MATERIAL PROVIDED:
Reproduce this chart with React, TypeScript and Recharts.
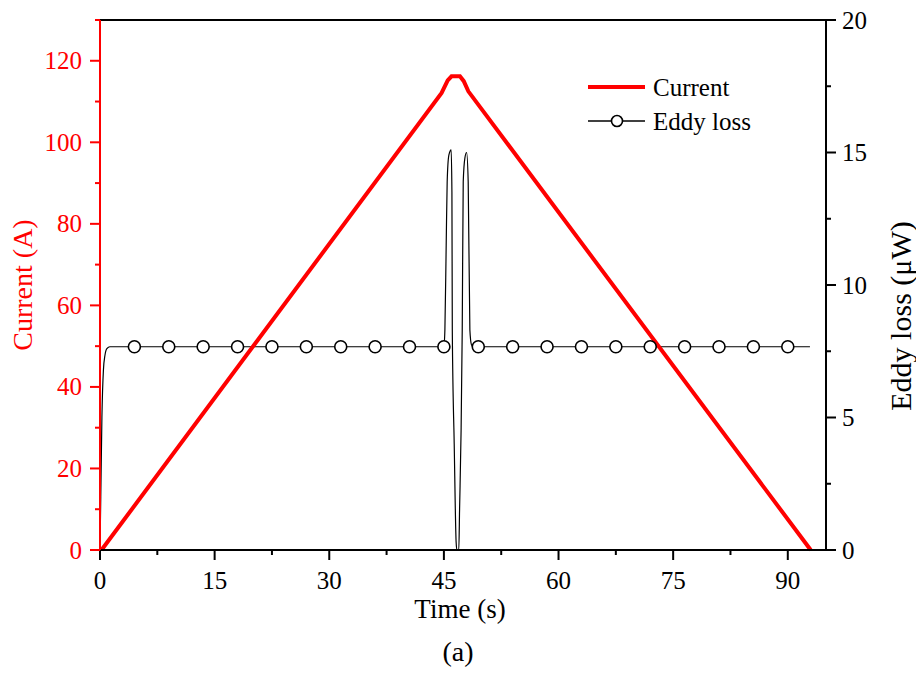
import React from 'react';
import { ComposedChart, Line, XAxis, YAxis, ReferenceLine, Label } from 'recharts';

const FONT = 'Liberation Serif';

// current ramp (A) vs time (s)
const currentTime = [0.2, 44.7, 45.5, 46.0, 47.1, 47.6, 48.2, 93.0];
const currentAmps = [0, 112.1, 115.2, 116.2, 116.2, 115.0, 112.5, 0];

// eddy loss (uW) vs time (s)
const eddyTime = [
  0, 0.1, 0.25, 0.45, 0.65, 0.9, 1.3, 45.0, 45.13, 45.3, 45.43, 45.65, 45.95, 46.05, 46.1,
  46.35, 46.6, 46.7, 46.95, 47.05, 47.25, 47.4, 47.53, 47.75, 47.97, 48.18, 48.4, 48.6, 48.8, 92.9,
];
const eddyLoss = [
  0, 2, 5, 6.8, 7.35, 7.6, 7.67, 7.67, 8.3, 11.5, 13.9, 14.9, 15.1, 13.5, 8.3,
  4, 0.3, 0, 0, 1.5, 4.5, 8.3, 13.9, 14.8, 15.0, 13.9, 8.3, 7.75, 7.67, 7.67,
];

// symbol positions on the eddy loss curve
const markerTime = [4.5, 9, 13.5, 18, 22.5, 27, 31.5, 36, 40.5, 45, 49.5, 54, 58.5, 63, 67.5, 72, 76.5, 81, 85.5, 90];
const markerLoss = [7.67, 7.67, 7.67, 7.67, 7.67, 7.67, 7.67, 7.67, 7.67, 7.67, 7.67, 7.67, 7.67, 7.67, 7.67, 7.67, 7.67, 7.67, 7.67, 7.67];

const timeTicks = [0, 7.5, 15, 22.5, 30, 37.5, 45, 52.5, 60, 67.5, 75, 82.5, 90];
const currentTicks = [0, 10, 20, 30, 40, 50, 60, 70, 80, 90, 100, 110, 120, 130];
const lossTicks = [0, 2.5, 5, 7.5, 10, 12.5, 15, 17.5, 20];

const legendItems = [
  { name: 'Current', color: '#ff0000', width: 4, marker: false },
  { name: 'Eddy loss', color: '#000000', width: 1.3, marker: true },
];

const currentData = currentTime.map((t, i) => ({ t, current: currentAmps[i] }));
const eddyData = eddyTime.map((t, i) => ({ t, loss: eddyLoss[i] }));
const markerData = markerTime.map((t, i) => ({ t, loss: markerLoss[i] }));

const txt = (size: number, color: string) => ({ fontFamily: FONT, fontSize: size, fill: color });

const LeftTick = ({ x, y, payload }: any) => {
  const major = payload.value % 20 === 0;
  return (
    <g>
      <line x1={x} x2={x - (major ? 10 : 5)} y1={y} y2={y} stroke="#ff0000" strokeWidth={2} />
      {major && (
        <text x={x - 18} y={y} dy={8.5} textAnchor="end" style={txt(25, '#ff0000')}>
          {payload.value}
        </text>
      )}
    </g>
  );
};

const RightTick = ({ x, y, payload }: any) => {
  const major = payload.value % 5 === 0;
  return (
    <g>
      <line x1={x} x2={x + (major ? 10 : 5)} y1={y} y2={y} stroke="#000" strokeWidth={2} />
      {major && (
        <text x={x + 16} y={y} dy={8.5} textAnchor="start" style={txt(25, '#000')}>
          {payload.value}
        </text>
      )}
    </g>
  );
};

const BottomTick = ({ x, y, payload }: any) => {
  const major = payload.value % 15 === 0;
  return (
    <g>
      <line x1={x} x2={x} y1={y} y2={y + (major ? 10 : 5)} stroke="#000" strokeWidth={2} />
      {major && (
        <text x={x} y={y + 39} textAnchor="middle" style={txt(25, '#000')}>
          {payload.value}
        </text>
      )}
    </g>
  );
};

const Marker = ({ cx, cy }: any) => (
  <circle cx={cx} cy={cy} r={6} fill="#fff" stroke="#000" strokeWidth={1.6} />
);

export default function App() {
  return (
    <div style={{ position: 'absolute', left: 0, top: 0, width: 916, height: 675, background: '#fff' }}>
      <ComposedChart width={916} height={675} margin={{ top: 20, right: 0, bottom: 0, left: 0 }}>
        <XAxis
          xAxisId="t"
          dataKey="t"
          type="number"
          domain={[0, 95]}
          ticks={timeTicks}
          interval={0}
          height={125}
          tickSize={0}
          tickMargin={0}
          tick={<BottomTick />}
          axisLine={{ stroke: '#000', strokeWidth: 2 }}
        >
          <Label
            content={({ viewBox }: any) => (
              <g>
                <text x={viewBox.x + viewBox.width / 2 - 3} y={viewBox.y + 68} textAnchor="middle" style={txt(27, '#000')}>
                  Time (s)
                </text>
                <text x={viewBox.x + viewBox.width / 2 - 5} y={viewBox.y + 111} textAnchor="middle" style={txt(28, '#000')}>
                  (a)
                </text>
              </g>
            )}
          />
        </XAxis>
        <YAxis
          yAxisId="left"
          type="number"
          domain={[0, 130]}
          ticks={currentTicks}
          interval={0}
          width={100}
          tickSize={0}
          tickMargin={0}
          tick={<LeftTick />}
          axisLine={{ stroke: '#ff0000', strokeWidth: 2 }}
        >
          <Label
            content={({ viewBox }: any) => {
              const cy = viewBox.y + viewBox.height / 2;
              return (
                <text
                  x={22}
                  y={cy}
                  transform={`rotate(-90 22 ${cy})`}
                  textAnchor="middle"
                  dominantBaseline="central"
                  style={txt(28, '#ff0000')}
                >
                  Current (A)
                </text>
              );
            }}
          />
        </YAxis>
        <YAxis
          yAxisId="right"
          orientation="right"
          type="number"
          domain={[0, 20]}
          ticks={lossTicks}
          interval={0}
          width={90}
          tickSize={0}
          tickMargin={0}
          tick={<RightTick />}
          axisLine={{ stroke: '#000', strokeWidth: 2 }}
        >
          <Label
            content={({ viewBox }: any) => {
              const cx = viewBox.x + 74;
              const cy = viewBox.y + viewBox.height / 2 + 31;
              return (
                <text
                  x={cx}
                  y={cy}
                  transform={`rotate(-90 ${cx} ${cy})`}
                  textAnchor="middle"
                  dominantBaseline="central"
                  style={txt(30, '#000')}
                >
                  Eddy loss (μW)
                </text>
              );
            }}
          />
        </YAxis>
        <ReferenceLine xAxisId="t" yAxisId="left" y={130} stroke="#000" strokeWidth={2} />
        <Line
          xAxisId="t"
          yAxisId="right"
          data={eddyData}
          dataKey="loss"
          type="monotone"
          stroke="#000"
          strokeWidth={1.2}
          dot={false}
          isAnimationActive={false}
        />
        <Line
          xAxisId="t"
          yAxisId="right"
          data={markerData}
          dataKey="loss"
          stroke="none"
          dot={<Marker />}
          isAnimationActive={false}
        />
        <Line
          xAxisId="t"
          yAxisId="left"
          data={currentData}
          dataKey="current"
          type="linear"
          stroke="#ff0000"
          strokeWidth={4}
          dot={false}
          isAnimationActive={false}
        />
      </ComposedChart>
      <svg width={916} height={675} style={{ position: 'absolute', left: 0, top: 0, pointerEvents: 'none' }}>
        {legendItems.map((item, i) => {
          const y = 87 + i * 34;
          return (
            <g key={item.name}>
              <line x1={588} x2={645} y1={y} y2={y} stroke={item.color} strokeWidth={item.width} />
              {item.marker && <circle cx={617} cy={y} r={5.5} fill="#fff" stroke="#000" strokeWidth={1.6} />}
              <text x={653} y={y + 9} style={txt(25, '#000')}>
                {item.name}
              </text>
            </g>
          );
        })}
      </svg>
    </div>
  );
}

TASK GOAL: Repeat the data in full and exactly. Omit pictures.

EXERCISE RESPONSE:
Reproduce this chart with React, TypeScript and Recharts.
import React from 'react';
import { ComposedChart, Line, XAxis, YAxis, ReferenceLine, Label } from 'recharts';

const FONT = 'Liberation Serif';

// current ramp (A) vs time (s)
const currentTime = [0.2, 44.7, 45.5, 46.0, 47.1, 47.6, 48.2, 93.0];
const currentAmps = [0, 112.1, 115.2, 116.2, 116.2, 115.0, 112.5, 0];

// eddy loss (uW) vs time (s)
const eddyTime = [
  0, 0.1, 0.25, 0.45, 0.65, 0.9, 1.3, 45.0, 45.13, 45.3, 45.43, 45.65, 45.95, 46.05, 46.1,
  46.35, 46.6, 46.7, 46.95, 47.05, 47.25, 47.4, 47.53, 47.75, 47.97, 48.18, 48.4, 48.6, 48.8, 92.9,
];
const eddyLoss = [
  0, 2, 5, 6.8, 7.35, 7.6, 7.67, 7.67, 8.3, 11.5, 13.9, 14.9, 15.1, 13.5, 8.3,
  4, 0.3, 0, 0, 1.5, 4.5, 8.3, 13.9, 14.8, 15.0, 13.9, 8.3, 7.75, 7.67, 7.67,
];

// symbol positions on the eddy loss curve
const markerTime = [4.5, 9, 13.5, 18, 22.5, 27, 31.5, 36, 40.5, 45, 49.5, 54, 58.5, 63, 67.5, 72, 76.5, 81, 85.5, 90];
const markerLoss = [7.67, 7.67, 7.67, 7.67, 7.67, 7.67, 7.67, 7.67, 7.67, 7.67, 7.67, 7.67, 7.67, 7.67, 7.67, 7.67, 7.67, 7.67, 7.67, 7.67];

const timeTicks = [0, 7.5, 15, 22.5, 30, 37.5, 45, 52.5, 60, 67.5, 75, 82.5, 90];
const currentTicks = [0, 10, 20, 30, 40, 50, 60, 70, 80, 90, 100, 110, 120, 130];
const lossTicks = [0, 2.5, 5, 7.5, 10, 12.5, 15, 17.5, 20];

const legendItems = [
  { name: 'Current', color: '#ff0000', width: 4, marker: false },
  { name: 'Eddy loss', color: '#000000', width: 1.3, marker: true },
];

const currentData = currentTime.map((t, i) => ({ t, current: currentAmps[i] }));
const eddyData = eddyTime.map((t, i) => ({ t, loss: eddyLoss[i] }));
const markerData = markerTime.map((t, i) => ({ t, loss: markerLoss[i] }));

const txt = (size: number, color: string) => ({ fontFamily: FONT, fontSize: size, fill: color });

const LeftTick = ({ x, y, payload }: any) => {
  const major = payload.value % 20 === 0;
  return (
    <g>
      <line x1={x} x2={x - (major ? 10 : 5)} y1={y} y2={y} stroke="#ff0000" strokeWidth={2} />
      {major && (
        <text x={x - 18} y={y} dy={8.5} textAnchor="end" style={txt(25, '#ff0000')}>
          {payload.value}
        </text>
      )}
    </g>
  );
};

const RightTick = ({ x, y, payload }: any) => {
  const major = payload.value % 5 === 0;
  return (
    <g>
      <line x1={x} x2={x + (major ? 10 : 5)} y1={y} y2={y} stroke="#000" strokeWidth={2} />
      {major && (
        <text x={x + 16} y={y} dy={8.5} textAnchor="start" style={txt(25, '#000')}>
          {payload.value}
        </text>
      )}
    </g>
  );
};

const BottomTick = ({ x, y, payload }: any) => {
  const major = payload.value % 15 === 0;
  return (
    <g>
      <line x1={x} x2={x} y1={y} y2={y + (major ? 10 : 5)} stroke="#000" strokeWidth={2} />
      {major && (
        <text x={x} y={y + 39} textAnchor="middle" style={txt(25, '#000')}>
          {payload.value}
        </text>
      )}
    </g>
  );
};

const Marker = ({ cx, cy }: any) => (
  <circle cx={cx} cy={cy} r={6} fill="#fff" stroke="#000" strokeWidth={1.6} />
);

export default function App() {
  return (
    <div style={{ position: 'absolute', left: 0, top: 0, width: 916, height: 675, background: '#fff' }}>
      <ComposedChart width={916} height={675} margin={{ top: 20, right: 0, bottom: 0, left: 0 }}>
        <XAxis
          xAxisId="t"
          dataKey="t"
          type="number"
          domain={[0, 95]}
          ticks={timeTicks}
          interval={0}
          height={125}
          tickSize={0}
          tickMargin={0}
          tick={<BottomTick />}
          axisLine={{ stroke: '#000', strokeWidth: 2 }}
        >
          <Label
            content={({ viewBox }: any) => (
              <g>
                <text x={viewBox.x + viewBox.width / 2 - 3} y={viewBox.y + 68} textAnchor="middle" style={txt(27, '#000')}>
                  Time (s)
                </text>
                <text x={viewBox.x + viewBox.width / 2 - 5} y={viewBox.y + 111} textAnchor="middle" style={txt(28, '#000')}>
                  (a)
                </text>
              </g>
            )}
          />
        </XAxis>
        <YAxis
          yAxisId="left"
          type="number"
          domain={[0, 130]}
          ticks={currentTicks}
          interval={0}
          width={100}
          tickSize={0}
          tickMargin={0}
          tick={<LeftTick />}
          axisLine={{ stroke: '#ff0000', strokeWidth: 2 }}
        >
          <Label
            content={({ viewBox }: any) => {
              const cy = viewBox.y + viewBox.height / 2;
              return (
                <text
                  x={22}
                  y={cy}
                  transform={`rotate(-90 22 ${cy})`}
                  textAnchor="middle"
                  dominantBaseline="central"
                  style={txt(28, '#ff0000')}
                >
                  Current (A)
                </text>
              );
            }}
          />
        </YAxis>
        <YAxis
          yAxisId="right"
          orientation="right"
          type="number"
          domain={[0, 20]}
          ticks={lossTicks}
          interval={0}
          width={90}
          tickSize={0}
          tickMargin={0}
          tick={<RightTick />}
          axisLine={{ stroke: '#000', strokeWidth: 2 }}
        >
          <Label
            content={({ viewBox }: any) => {
              const cx = viewBox.x + 74;
              const cy = viewBox.y + viewBox.height / 2 + 31;
              return (
                <text
                  x={cx}
                  y={cy}
                  transform={`rotate(-90 ${cx} ${cy})`}
                  textAnchor="middle"
                  dominantBaseline="central"
                  style={txt(30, '#000')}
                >
                  Eddy loss (μW)
                </text>
              );
            }}
          />
        </YAxis>
        <ReferenceLine xAxisId="t" yAxisId="left" y={130} stroke="#000" strokeWidth={2} />
        <Line
          xAxisId="t"
          yAxisId="right"
          data={eddyData}
          dataKey="loss"
          type="monotone"
          stroke="#000"
          strokeWidth={1.2}
          dot={false}
          isAnimationActive={false}
        />
        <Line
          xAxisId="t"
          yAxisId="right"
          data={markerData}
          dataKey="loss"
          stroke="none"
          dot={<Marker />}
          isAnimationActive={false}
        />
        <Line
          xAxisId="t"
          yAxisId="left"
          data={currentData}
          dataKey="current"
          type="linear"
          stroke="#ff0000"
          strokeWidth={4}
          dot={false}
          isAnimationActive={false}
        />
      </ComposedChart>
      <svg width={916} height={675} style={{ position: 'absolute', left: 0, top: 0, pointerEvents: 'none' }}>
        {legendItems.map((item, i) => {
          const y = 87 + i * 34;
          return (
            <g key={item.name}>
              <line x1={588} x2={645} y1={y} y2={y} stroke={item.color} strokeWidth={item.width} />
              {item.marker && <circle cx={617} cy={y} r={5.5} fill="#fff" stroke="#000" strokeWidth={1.6} />}
              <text x={653} y={y + 9} style={txt(25, '#000')}>
                {item.name}
              </text>
            </g>
          );
        })}
      </svg>
    </div>
  );
}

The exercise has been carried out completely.